Once upon a time, the Marlboro Man rode alone on his horse across a rugged Western landscape.
Now, with smoking increasingly unpopular in the US and Europe, he has to circle the globe to rustle up smokers.
All of this will wind up being bad for the health of smokers in these parts of the world. But for investors, it's positive, particularly since the Marlboro Man's international sponsor, Philip Morris International (NYSE: PM) was just spun off from US cigarette maker Altria (NYSE: MO), which also spun off most of its food businesses as Kraft (NYSE: KFT) last year.
Investors can now profit from a clean play on the [likely] success of the Marlboro Man as he wins over emerging middle classes around the world.
Marlboro’s move into China will take years, but it could ultimately be the biggest piece of the story for investors. Here's why: China has 350 million smokers, including 60% of the men there. Each year, they puff on 2.3 trillion cigarettes, or about two-fifths of the cigarettes smoked around the world, according to JPMorgan Chase analyst Erik Bloomquist.
The obstacle for foreign companies in China is that the state-run tobacco company, Chinese National Tobacco, has a monopoly on the market. For the new Philip Morris International (PMI), however, this shouldn't be a problem, because it signed a joint venture agreement with Chinese National in 2005.
PMI has been holding up its end of the deal by selling Chinese cigarettes outside the country. The payday should come late this year or soon after as it begins selling its brands in China. But because investors expect infiltration of China to happen slowly, the change is not yet fully priced into PMI’s stock.
The company sees opportunity in many emerging markets. In India, for example, smokers consume 100 billion "Western-style" cigarettes a year, compared with 800 billion bidis, the flavorful local preference. As incomes rise, more smokers will switch over to Western smokes offered by PMI.
Besides wooing smokers around the globe, PMI plans to increase prices and cut costs. PMI [also] has tons of cash to deploy. Last year it produced $5.6 billion in cash on $55.1 billion in sales. [Soon] it will buy back stock aggressively [to the tune of $13 billion].
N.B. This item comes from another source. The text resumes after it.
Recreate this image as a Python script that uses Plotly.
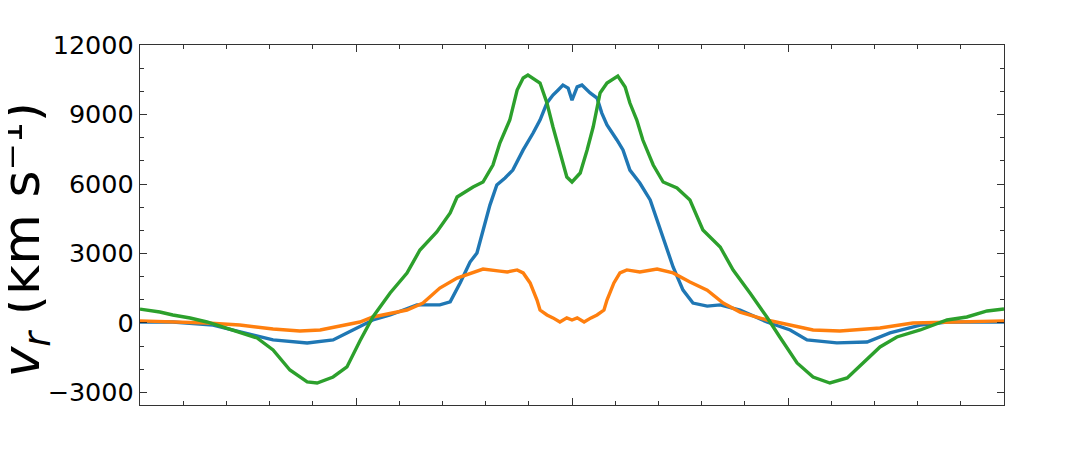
import plotly.graph_objects as go

# Blue series (C0)
blue_x = [-1.000, -0.924, -0.831, -0.769, -0.692, -0.613, -0.553, -0.521, -0.498, -0.461,
          -0.421, -0.359, -0.306, -0.282, -0.259, -0.236, -0.220, -0.206, -0.190, -0.174,
          -0.155, -0.137, -0.113, -0.090, -0.074, -0.058, -0.044, -0.032, -0.021, -0.009,
          0.000, 0.012, 0.023, 0.042, 0.058, 0.069, 0.081, 0.104, 0.118, 0.134,
          0.157, 0.181, 0.204, 0.220, 0.234, 0.257, 0.280, 0.313, 0.343, 0.389,
          0.451, 0.505, 0.544, 0.613, 0.683, 0.736, 0.806, 0.868, 1.000]
blue_y = [40, 40, -90, -390, -730, -860, -730, -430, -215, 130,
          345, 780, 780, 910, 1730, 2630, 3020, 4010, 5090, 5960,
          6260, 6600, 7470, 8200, 8760, 9500, 9840, 10060, 10270, 10140,
          9620, 10190, 10270, 9930, 9710, 9060, 8550, 7900, 7470, 6600,
          6040, 5310, 4100, 3150, 2420, 1420, 860, 730, 780, 560,
          43, -300, -730, -860, -820, -430, -90, 40, 40]

# Orange series (C1)
orange_x = [-1.000, -0.845, -0.769, -0.692, -0.630, -0.583, -0.537, -0.491, -0.461, -0.382,
            -0.345, -0.306, -0.266, -0.229, -0.206, -0.167, -0.150, -0.127, -0.113, -0.097,
            -0.081, -0.074, -0.058, -0.044, -0.028, -0.012, 0.000, 0.012, 0.028, 0.044,
            0.058, 0.074, 0.081, 0.097, 0.111, 0.127, 0.157, 0.197, 0.234, 0.273,
            0.313, 0.350, 0.389, 0.451, 0.505, 0.558, 0.620, 0.713, 0.789, 0.868, 1.000]
orange_y = [90, 0, -86, -260, -345, -300, -130, 43, 260, 560,
            860, 1510, 1940, 2200, 2330, 2240, 2200, 2290, 2160, 1730,
            990, 560, 345, 220, 40, 220, 130, 220, 40, 220,
            345, 560, 990, 1730, 2160, 2290, 2200, 2330, 2160, 1770,
            1420, 860, 470, 130, -86, -300, -345, -215, 0, 40, 90]

# Green series (C2)
green_x = [-1.000, -0.954, -0.924, -0.884, -0.845, -0.808, -0.769, -0.729, -0.692, -0.653,
           -0.613, -0.590, -0.553, -0.521, -0.491, -0.461, -0.421, -0.382, -0.352, -0.313,
           -0.282, -0.266, -0.229, -0.206, -0.183, -0.167, -0.144, -0.127, -0.113, -0.102,
           -0.074, -0.058, -0.044, -0.028, -0.012, 0.000, 0.019, 0.035, 0.049, 0.065,
           0.081, 0.106, 0.123, 0.134, 0.150, 0.164, 0.188, 0.211, 0.243, 0.273,
           0.303, 0.343, 0.373, 0.412, 0.451, 0.481, 0.521, 0.558, 0.597, 0.637,
           0.674, 0.713, 0.752, 0.806, 0.868, 0.914, 0.961, 1.000]
green_y = [600, 475, 345, 216, 43, -173, -388, -647, -1165, -2029,
           -2546, -2590, -2331, -1899, -777, 259, 1295, 2158, 3151, 3928,
           4748, 5438, 5870, 6086, 6819, 7769, 8761, 10056, 10574, 10704,
           10358, 9495, 8459, 7337, 6301, 6086, 6474, 7467, 8459, 9927,
           10358, 10660, 10186, 9495, 8761, 7898, 6819, 6086, 5827, 5309,
           4014, 3280, 2287, 1295, 259, -604, -1726, -2331, -2590, -2374,
           -1726, -1036, -604, -302, 130, 259, 518, 604]

y_tickvals = [-3000, 0, 3000, 6000, 9000, 12000]
y_ticktext = ["\u22123000", "0", "3000", "6000", "9000", "12000"]

fig = go.Figure()
fig.add_trace(go.Scatter(x=blue_x, y=blue_y, mode="lines",
                         line=dict(color="#1f77b4", width=3.4), showlegend=False))
fig.add_trace(go.Scatter(x=orange_x, y=orange_y, mode="lines",
                         line=dict(color="#ff7f0e", width=3.4), showlegend=False))
fig.add_trace(go.Scatter(x=green_x, y=green_y, mode="lines",
                         line=dict(color="#2ca02c", width=3.4), showlegend=False))

axis_common = dict(showgrid=False, zeroline=False, showline=True, linecolor="#333333",
                   linewidth=1.2, mirror="allticks", ticks="inside", tickcolor="#333333",
                   ticklen=7, tickwidth=1.2)

fig.update_xaxes(range=[-1, 1], tickmode="linear", tick0=-1, dtick=0.5,
                 showticklabels=False,
                 minor=dict(ticks="inside", dtick=0.1, ticklen=4, tickcolor="#333333",
                            tickwidth=1),
                 **axis_common)
fig.update_yaxes(range=[-3540, 12000], tickmode="array", tickvals=y_tickvals,
                 ticktext=y_ticktext,
                 tickfont=dict(family="DejaVu Sans", size=25.5, color="black"),
                 minor=dict(ticks="inside", tickmode="linear", tick0=0, dtick=1000,
                            ticklen=4, tickcolor="#333333", tickwidth=1),
                 **axis_common)

fig.add_annotation(text="<i>v</i><sub><i>r</i></sub> (km s\u207b\u00b9)",
                   xref="paper", yref="paper", x=-0.133, y=0.46, textangle=-90,
                   showarrow=False, xanchor="center", yanchor="middle",
                   font=dict(family="DejaVu Sans", size=52, color="black"))

# page body adds an 8px offset; margins compensate so the plot area sits at 140..1004 x 45..405
fig.update_layout(width=1080, height=450, paper_bgcolor="white", plot_bgcolor="white",
                  margin=dict(l=132, r=84, t=37, b=53), showlegend=False)

fig.write_html("out.html")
Together, these tactics should lift profits by 12% a year over the next five years, on annual sales growth of 4% to 5%. That's the forecast of Goldman Sachs analyst Judy Hong. She thinks these trends will drive this "must own" tobacco stock to $60 a share in a year. (The stock closed at around $52 Monday—Editor.)
Throw in an annual dividend of $1.84 per share (for a 3.7% yield), and the result should be healthy returns for anyone who buys now—and doesn't mind owning a company that sells a product likely to send its users to their graves early.